§ **Stated goal**
Copy all lines below exactly as written. Leave pictures out.

Charts and diagrams as code:
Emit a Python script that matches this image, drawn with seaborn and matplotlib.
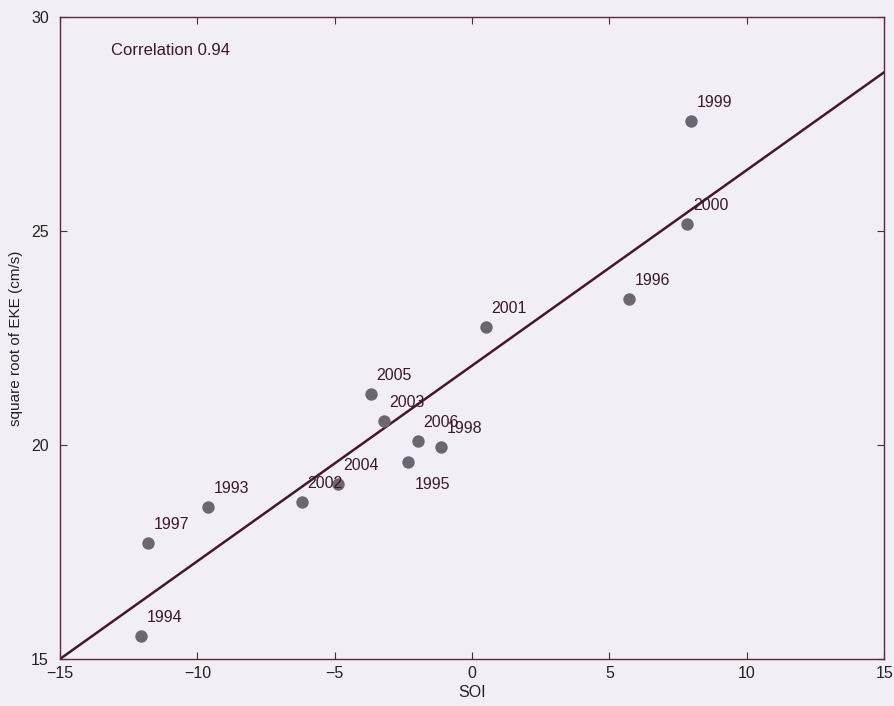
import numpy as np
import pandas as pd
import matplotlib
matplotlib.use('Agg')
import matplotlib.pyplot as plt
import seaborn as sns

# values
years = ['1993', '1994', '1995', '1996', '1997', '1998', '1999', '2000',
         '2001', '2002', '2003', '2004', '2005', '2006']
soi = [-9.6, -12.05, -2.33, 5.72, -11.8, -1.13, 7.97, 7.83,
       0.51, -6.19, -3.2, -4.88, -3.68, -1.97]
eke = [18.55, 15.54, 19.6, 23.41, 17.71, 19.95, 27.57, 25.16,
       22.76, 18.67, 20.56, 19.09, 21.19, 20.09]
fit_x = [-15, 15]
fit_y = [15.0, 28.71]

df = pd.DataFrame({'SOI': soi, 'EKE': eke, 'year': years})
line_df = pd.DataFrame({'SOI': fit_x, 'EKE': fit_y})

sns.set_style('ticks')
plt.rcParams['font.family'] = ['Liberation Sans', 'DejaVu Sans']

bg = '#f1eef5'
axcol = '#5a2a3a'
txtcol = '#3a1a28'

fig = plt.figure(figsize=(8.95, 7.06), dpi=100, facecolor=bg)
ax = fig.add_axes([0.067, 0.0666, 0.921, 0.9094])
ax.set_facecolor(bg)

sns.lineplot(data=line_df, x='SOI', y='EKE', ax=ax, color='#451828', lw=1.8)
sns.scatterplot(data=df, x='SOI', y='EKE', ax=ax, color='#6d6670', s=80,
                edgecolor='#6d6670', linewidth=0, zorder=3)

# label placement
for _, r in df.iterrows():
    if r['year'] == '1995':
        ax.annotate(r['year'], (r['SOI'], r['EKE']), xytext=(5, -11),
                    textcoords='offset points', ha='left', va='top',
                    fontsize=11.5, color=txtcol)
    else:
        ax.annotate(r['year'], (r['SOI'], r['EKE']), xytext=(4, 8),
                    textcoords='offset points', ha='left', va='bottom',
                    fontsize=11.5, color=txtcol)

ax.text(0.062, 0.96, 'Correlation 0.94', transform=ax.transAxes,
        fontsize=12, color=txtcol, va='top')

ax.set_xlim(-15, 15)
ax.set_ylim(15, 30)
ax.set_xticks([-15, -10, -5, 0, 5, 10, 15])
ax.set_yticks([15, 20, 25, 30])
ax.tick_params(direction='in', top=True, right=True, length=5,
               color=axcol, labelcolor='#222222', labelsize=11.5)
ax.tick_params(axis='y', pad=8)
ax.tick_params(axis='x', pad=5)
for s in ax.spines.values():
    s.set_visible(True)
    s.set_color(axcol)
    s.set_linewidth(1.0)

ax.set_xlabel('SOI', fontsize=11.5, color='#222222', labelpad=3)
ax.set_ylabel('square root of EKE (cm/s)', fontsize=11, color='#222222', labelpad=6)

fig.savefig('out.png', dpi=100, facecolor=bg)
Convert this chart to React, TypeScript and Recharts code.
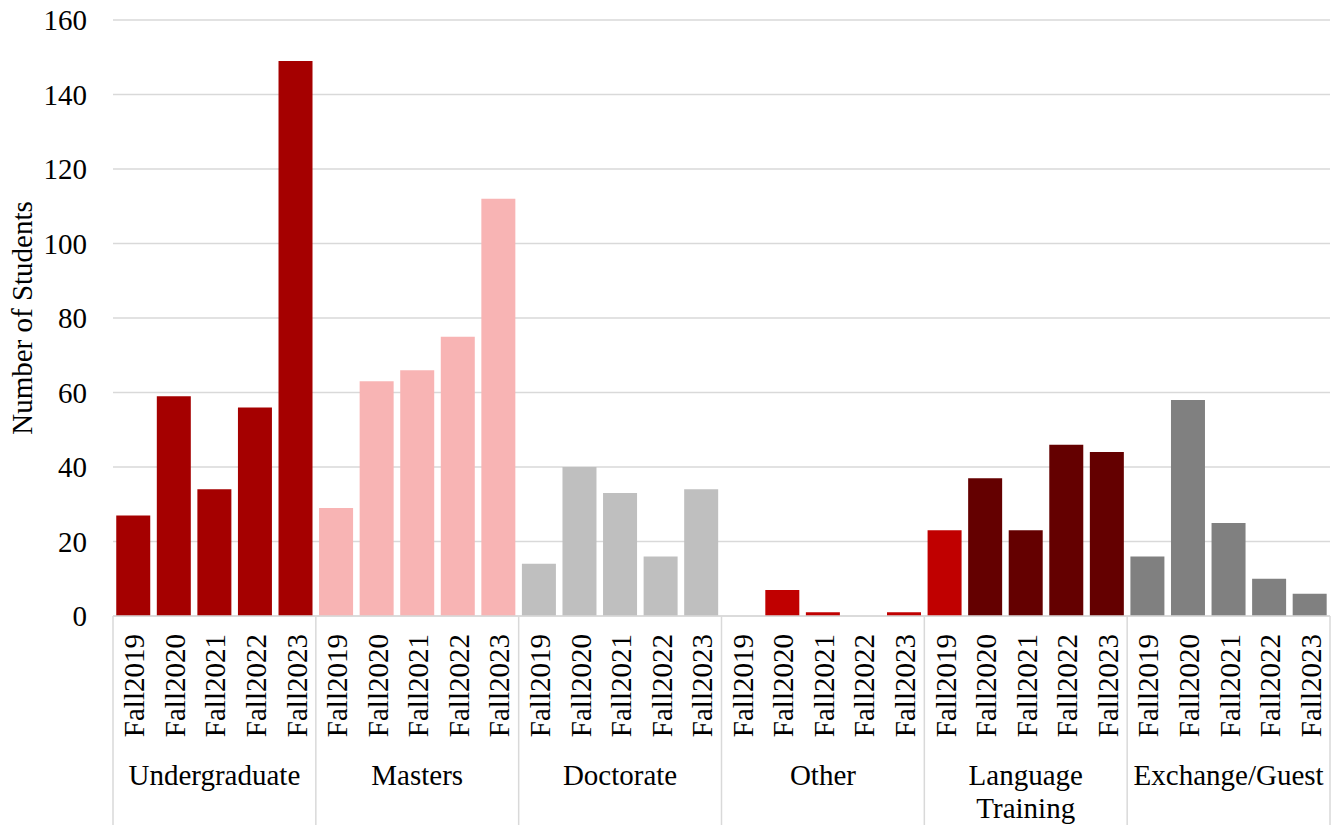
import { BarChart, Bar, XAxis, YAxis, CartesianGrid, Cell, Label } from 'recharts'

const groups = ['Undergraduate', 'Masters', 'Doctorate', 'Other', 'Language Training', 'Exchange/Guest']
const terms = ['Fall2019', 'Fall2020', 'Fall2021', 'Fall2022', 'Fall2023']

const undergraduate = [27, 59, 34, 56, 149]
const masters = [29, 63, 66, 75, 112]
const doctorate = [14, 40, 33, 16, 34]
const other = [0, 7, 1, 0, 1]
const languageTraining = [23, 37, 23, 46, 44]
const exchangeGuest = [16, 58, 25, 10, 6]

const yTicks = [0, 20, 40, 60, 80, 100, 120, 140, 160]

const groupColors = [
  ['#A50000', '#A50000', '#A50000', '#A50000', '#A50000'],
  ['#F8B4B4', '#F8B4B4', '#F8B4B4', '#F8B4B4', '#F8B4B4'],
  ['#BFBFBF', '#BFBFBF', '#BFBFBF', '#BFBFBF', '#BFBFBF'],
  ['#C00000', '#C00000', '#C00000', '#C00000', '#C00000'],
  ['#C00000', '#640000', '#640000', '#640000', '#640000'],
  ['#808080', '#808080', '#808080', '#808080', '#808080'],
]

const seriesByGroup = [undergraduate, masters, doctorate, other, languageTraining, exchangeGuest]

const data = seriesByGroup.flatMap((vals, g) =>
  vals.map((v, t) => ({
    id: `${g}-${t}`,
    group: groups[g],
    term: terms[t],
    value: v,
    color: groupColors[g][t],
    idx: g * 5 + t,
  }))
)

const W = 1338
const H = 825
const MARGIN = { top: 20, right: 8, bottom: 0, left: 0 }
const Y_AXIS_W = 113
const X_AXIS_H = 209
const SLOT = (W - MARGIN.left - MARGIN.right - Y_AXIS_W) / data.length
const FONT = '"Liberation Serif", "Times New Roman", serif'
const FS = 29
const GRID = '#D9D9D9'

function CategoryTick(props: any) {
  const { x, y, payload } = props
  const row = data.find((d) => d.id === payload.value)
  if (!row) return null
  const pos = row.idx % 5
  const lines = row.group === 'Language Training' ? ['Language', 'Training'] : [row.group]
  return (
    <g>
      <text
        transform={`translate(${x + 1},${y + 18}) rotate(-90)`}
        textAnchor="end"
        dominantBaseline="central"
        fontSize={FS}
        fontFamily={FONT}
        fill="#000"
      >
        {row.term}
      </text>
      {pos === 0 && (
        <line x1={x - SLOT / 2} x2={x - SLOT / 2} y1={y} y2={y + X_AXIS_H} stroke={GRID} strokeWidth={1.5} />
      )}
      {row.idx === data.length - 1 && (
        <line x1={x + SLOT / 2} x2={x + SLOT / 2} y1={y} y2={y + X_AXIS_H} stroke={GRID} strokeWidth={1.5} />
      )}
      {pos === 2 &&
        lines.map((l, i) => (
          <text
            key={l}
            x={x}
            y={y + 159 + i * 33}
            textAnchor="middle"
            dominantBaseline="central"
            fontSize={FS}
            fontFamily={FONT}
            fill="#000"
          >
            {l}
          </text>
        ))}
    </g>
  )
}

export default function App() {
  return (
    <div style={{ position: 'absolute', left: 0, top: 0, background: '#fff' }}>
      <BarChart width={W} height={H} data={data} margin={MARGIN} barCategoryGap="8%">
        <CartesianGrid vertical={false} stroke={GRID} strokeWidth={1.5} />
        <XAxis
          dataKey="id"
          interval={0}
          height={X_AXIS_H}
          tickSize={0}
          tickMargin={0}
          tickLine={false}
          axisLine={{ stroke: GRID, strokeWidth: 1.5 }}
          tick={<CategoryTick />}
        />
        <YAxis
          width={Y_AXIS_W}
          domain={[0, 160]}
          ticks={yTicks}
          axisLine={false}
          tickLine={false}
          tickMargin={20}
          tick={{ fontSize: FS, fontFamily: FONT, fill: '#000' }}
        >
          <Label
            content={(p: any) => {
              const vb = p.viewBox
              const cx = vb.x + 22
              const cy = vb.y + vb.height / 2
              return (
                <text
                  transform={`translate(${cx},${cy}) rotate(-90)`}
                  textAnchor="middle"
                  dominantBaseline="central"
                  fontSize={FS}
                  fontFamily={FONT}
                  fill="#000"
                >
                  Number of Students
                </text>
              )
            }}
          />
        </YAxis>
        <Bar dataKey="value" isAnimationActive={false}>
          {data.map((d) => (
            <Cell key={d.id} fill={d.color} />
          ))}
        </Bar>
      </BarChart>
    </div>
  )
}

§ **Solution for this problem**
Emit a Python script that matches this image, drawn with seaborn and matplotlib.
import numpy as np
import pandas as pd
import matplotlib
matplotlib.use('Agg')
import matplotlib.pyplot as plt
import seaborn as sns

# values
years = ['1993', '1994', '1995', '1996', '1997', '1998', '1999', '2000',
         '2001', '2002', '2003', '2004', '2005', '2006']
soi = [-9.6, -12.05, -2.33, 5.72, -11.8, -1.13, 7.97, 7.83,
       0.51, -6.19, -3.2, -4.88, -3.68, -1.97]
eke = [18.55, 15.54, 19.6, 23.41, 17.71, 19.95, 27.57, 25.16,
       22.76, 18.67, 20.56, 19.09, 21.19, 20.09]
fit_x = [-15, 15]
fit_y = [15.0, 28.71]

df = pd.DataFrame({'SOI': soi, 'EKE': eke, 'year': years})
line_df = pd.DataFrame({'SOI': fit_x, 'EKE': fit_y})

sns.set_style('ticks')
plt.rcParams['font.family'] = ['Liberation Sans', 'DejaVu Sans']

bg = '#f1eef5'
axcol = '#5a2a3a'
txtcol = '#3a1a28'

fig = plt.figure(figsize=(8.95, 7.06), dpi=100, facecolor=bg)
ax = fig.add_axes([0.067, 0.0666, 0.921, 0.9094])
ax.set_facecolor(bg)

sns.lineplot(data=line_df, x='SOI', y='EKE', ax=ax, color='#451828', lw=1.8)
sns.scatterplot(data=df, x='SOI', y='EKE', ax=ax, color='#6d6670', s=80,
                edgecolor='#6d6670', linewidth=0, zorder=3)

# label placement
for _, r in df.iterrows():
    if r['year'] == '1995':
        ax.annotate(r['year'], (r['SOI'], r['EKE']), xytext=(5, -11),
                    textcoords='offset points', ha='left', va='top',
                    fontsize=11.5, color=txtcol)
    else:
        ax.annotate(r['year'], (r['SOI'], r['EKE']), xytext=(4, 8),
                    textcoords='offset points', ha='left', va='bottom',
                    fontsize=11.5, color=txtcol)

ax.text(0.062, 0.96, 'Correlation 0.94', transform=ax.transAxes,
        fontsize=12, color=txtcol, va='top')

ax.set_xlim(-15, 15)
ax.set_ylim(15, 30)
ax.set_xticks([-15, -10, -5, 0, 5, 10, 15])
ax.set_yticks([15, 20, 25, 30])
ax.tick_params(direction='in', top=True, right=True, length=5,
               color=axcol, labelcolor='#222222', labelsize=11.5)
ax.tick_params(axis='y', pad=8)
ax.tick_params(axis='x', pad=5)
for s in ax.spines.values():
    s.set_visible(True)
    s.set_color(axcol)
    s.set_linewidth(1.0)

ax.set_xlabel('SOI', fontsize=11.5, color='#222222', labelpad=3)
ax.set_ylabel('square root of EKE (cm/s)', fontsize=11, color='#222222', labelpad=6)

fig.savefig('out.png', dpi=100, facecolor=bg)
Convert this chart to React, TypeScript and Recharts code.
import { BarChart, Bar, XAxis, YAxis, CartesianGrid, Cell, Label } from 'recharts'

const groups = ['Undergraduate', 'Masters', 'Doctorate', 'Other', 'Language Training', 'Exchange/Guest']
const terms = ['Fall2019', 'Fall2020', 'Fall2021', 'Fall2022', 'Fall2023']

const undergraduate = [27, 59, 34, 56, 149]
const masters = [29, 63, 66, 75, 112]
const doctorate = [14, 40, 33, 16, 34]
const other = [0, 7, 1, 0, 1]
const languageTraining = [23, 37, 23, 46, 44]
const exchangeGuest = [16, 58, 25, 10, 6]

const yTicks = [0, 20, 40, 60, 80, 100, 120, 140, 160]

const groupColors = [
  ['#A50000', '#A50000', '#A50000', '#A50000', '#A50000'],
  ['#F8B4B4', '#F8B4B4', '#F8B4B4', '#F8B4B4', '#F8B4B4'],
  ['#BFBFBF', '#BFBFBF', '#BFBFBF', '#BFBFBF', '#BFBFBF'],
  ['#C00000', '#C00000', '#C00000', '#C00000', '#C00000'],
  ['#C00000', '#640000', '#640000', '#640000', '#640000'],
  ['#808080', '#808080', '#808080', '#808080', '#808080'],
]

const seriesByGroup = [undergraduate, masters, doctorate, other, languageTraining, exchangeGuest]

const data = seriesByGroup.flatMap((vals, g) =>
  vals.map((v, t) => ({
    id: `${g}-${t}`,
    group: groups[g],
    term: terms[t],
    value: v,
    color: groupColors[g][t],
    idx: g * 5 + t,
  }))
)

const W = 1338
const H = 825
const MARGIN = { top: 20, right: 8, bottom: 0, left: 0 }
const Y_AXIS_W = 113
const X_AXIS_H = 209
const SLOT = (W - MARGIN.left - MARGIN.right - Y_AXIS_W) / data.length
const FONT = '"Liberation Serif", "Times New Roman", serif'
const FS = 29
const GRID = '#D9D9D9'

function CategoryTick(props: any) {
  const { x, y, payload } = props
  const row = data.find((d) => d.id === payload.value)
  if (!row) return null
  const pos = row.idx % 5
  const lines = row.group === 'Language Training' ? ['Language', 'Training'] : [row.group]
  return (
    <g>
      <text
        transform={`translate(${x + 1},${y + 18}) rotate(-90)`}
        textAnchor="end"
        dominantBaseline="central"
        fontSize={FS}
        fontFamily={FONT}
        fill="#000"
      >
        {row.term}
      </text>
      {pos === 0 && (
        <line x1={x - SLOT / 2} x2={x - SLOT / 2} y1={y} y2={y + X_AXIS_H} stroke={GRID} strokeWidth={1.5} />
      )}
      {row.idx === data.length - 1 && (
        <line x1={x + SLOT / 2} x2={x + SLOT / 2} y1={y} y2={y + X_AXIS_H} stroke={GRID} strokeWidth={1.5} />
      )}
      {pos === 2 &&
        lines.map((l, i) => (
          <text
            key={l}
            x={x}
            y={y + 159 + i * 33}
            textAnchor="middle"
            dominantBaseline="central"
            fontSize={FS}
            fontFamily={FONT}
            fill="#000"
          >
            {l}
          </text>
        ))}
    </g>
  )
}

export default function App() {
  return (
    <div style={{ position: 'absolute', left: 0, top: 0, background: '#fff' }}>
      <BarChart width={W} height={H} data={data} margin={MARGIN} barCategoryGap="8%">
        <CartesianGrid vertical={false} stroke={GRID} strokeWidth={1.5} />
        <XAxis
          dataKey="id"
          interval={0}
          height={X_AXIS_H}
          tickSize={0}
          tickMargin={0}
          tickLine={false}
          axisLine={{ stroke: GRID, strokeWidth: 1.5 }}
          tick={<CategoryTick />}
        />
        <YAxis
          width={Y_AXIS_W}
          domain={[0, 160]}
          ticks={yTicks}
          axisLine={false}
          tickLine={false}
          tickMargin={20}
          tick={{ fontSize: FS, fontFamily: FONT, fill: '#000' }}
        >
          <Label
            content={(p: any) => {
              const vb = p.viewBox
              const cx = vb.x + 22
              const cy = vb.y + vb.height / 2
              return (
                <text
                  transform={`translate(${cx},${cy}) rotate(-90)`}
                  textAnchor="middle"
                  dominantBaseline="central"
                  fontSize={FS}
                  fontFamily={FONT}
                  fill="#000"
                >
                  Number of Students
                </text>
              )
            }}
          />
        </YAxis>
        <Bar dataKey="value" isAnimationActive={false}>
          {data.map((d) => (
            <Cell key={d.id} fill={d.color} />
          ))}
        </Bar>
      </BarChart>
    </div>
  )
}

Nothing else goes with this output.